Solution: $30x(3x^2 + 1)^4$
- Identify Inner and Outer: Inner $u = 3x^2 + 1$. Outer $y = u^5$.
- Differentiate Outer: $\frac{dy}{du} = 5u^4 = 5(3x^2 + 1)^4$.
- Differentiate Inner: $\frac{du}{dx} = 6x$.
- Multiply: $5(3x^2 + 1)^4 \cdot 6x$.
- Simplify: $30x(3x^2 + 1)^4$.
Trigonometric Function
Problem: Differentiate $y = \cos(e^x)$.
Solution: $-e^x \sin(e^x)$
- Identify functions: Outer is $\cos(u)$, Inner is $u = e^x$.
- Derivative of Outer: $\frac{d}{du}(\cos(u)) = -\sin(u)$.
- Derivative of Inner: $\frac{d}{dx}(e^x) = e^x$.
- Apply Chain Rule: $-\sin(e^x) \cdot e^x$.
- Result: $-e^x \sin(e^x)$.
Common Mistakes
Forgetting the inner derivative
The most common error is differentiating the outside but forgetting to multiply by $g'(x)$. For $(2x)^3$, getting $3(2x)^2$ is wrong.
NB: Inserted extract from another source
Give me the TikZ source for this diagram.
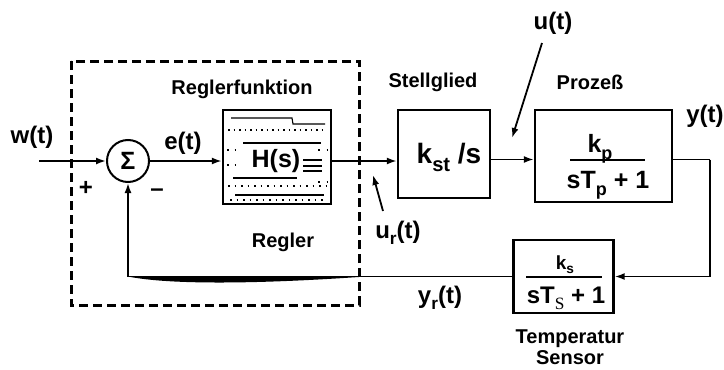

It should be $3(2x)^2 \cdot 2 = 6(2x)^2$.
Changing the inside function
When you take the derivative of the outside $f'(g(x))$, you must keep the inside $g(x)$ exactly as it is. Don't change it to $g'(x)$ inside the parenthesis.
Real-World Applications
Machine Learning: Backpropagation
This is arguably the most important application in the modern world. Neural networks "learn" by adjusting weights to minimize errors. The **Backpropagation** algorithm calculates the gradient of the loss function with respect to every weight in the network. This is essentially applying the Chain Rule repeatedly backwards from the output layer to the input layer.
Physics: Doppler Effect
When calculating rates of change where dependencies are nested (e.g., how the perceived frequency of sound changes as a car moves, where position depends on time), the Chain Rule allows physicists to link these rates together.
Frequently Asked Questions
Can I use it for 3 functions?
Yes! For $f(g(h(x)))$, you peel it like an onion: $f'(g(h(x))) \cdot g'(h(x)) \cdot h'(x)$. You just keep multiplying by the derivative of the next inner layer.
How do I identify the inner function?
Look for parentheses. Whatever is inside the parentheses (or under a square root, or in the exponent) is usually the inner function $g(x)$.